The Coalition got good news on the double yesterday after leading economists forecast that rock-bottom interest rates are here to stay, while year-end tax figures massively beat expectations.
Analysts said that with eurozone inflation staying stubbornly low the ECB may only start hiking rates as late as 2019, providing a further boost to the prospects for whoever forms the next government after the looming election.
That means the costs for homeowners paying off tracker mortgages will stay low for several more years, while more pressure will likely build on the banks during the election campaign to lower their standard variable mortgage rates, which critics have claimed are still far too high.
Philip O’Sullivan, chief economist at Investec Ireland, said the ECB’s main interest rates, which are close to zero, will only start to rise in the spring of 2019 because inflation in the eurozone remains muted.

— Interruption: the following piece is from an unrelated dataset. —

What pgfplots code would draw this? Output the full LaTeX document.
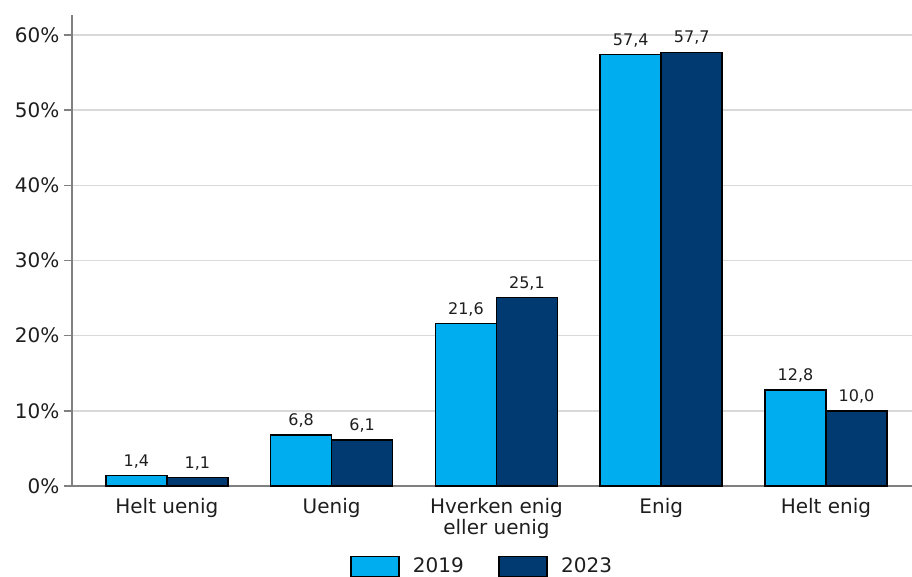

“There is good news for Irish businesses and Irish households,” he said.
The timing of any rate rise will have a lot to do with the outlook of crude oil prices, but the ECB would not likely start hiking rates before 2018, said Alan McQuaid, chief economist at Merrion Capital.
“My personal view is that the ECB won’t countenance a rate rise for at least two years,” said David McNamara, economist at Davy Stockbrokers.
As the economy boomed, the year-end exchequer figures published yesterday showed the State took in €45.6bn in tax revenue last year, €3.3bn more than it had anticipated a year earlier.
About 70%, or €2.3bn, of the unexpected haul was accounted for by an unexpected surge in corporate tax receipts.
Company tax receipts may have climbed because Irish-based exporters boosted by a slump in the euro had a record year, and paid more taxes on increased profits to the exchequer as a result.
However, amid the enduring mystery about the exact nature of the corporate tax bounty, Finance Minister Michael Noonan and budget minister Brendan Howlin told reporters they were satisfied most parts of the economy were performing well.
Saying the Government’s budget sums did not rely on corporate tax receipts, the ministers predicted that Ireland, under how the EU measures annual deficits, would strike a balanced budget in 2017, meaning the door was open to whoever formed the next government to spend more on improving frayed public services.
Most analysts say such is the momentum of the economy and the pace of growing tax revenues that the budget will be in balance this year.
Despite the Government’s pre-election spending spree, the booming economy helped reduce the budget deficit sharply to 1.5% of GDP in 2015, said Dermot O’Leary, chief economist at Goodbody Stockbrokers, and “balance is now in sight”.
Chambers Ireland said the priority should now be on reducing the country’s debt burden and using the growing tax revenues “to invest in the capital infrastructure necessary to support future economic growth”.
“A note of caution is if we become over-reliant on rising corporate tax receipts,” said Peter Vale, tax partner at Grant Thornton.
However, Mr Vale added: “All the indications are that we will see an even better performance in 2016 as the domestic economy grows further and Ireland continues to remain attractive to international investment.”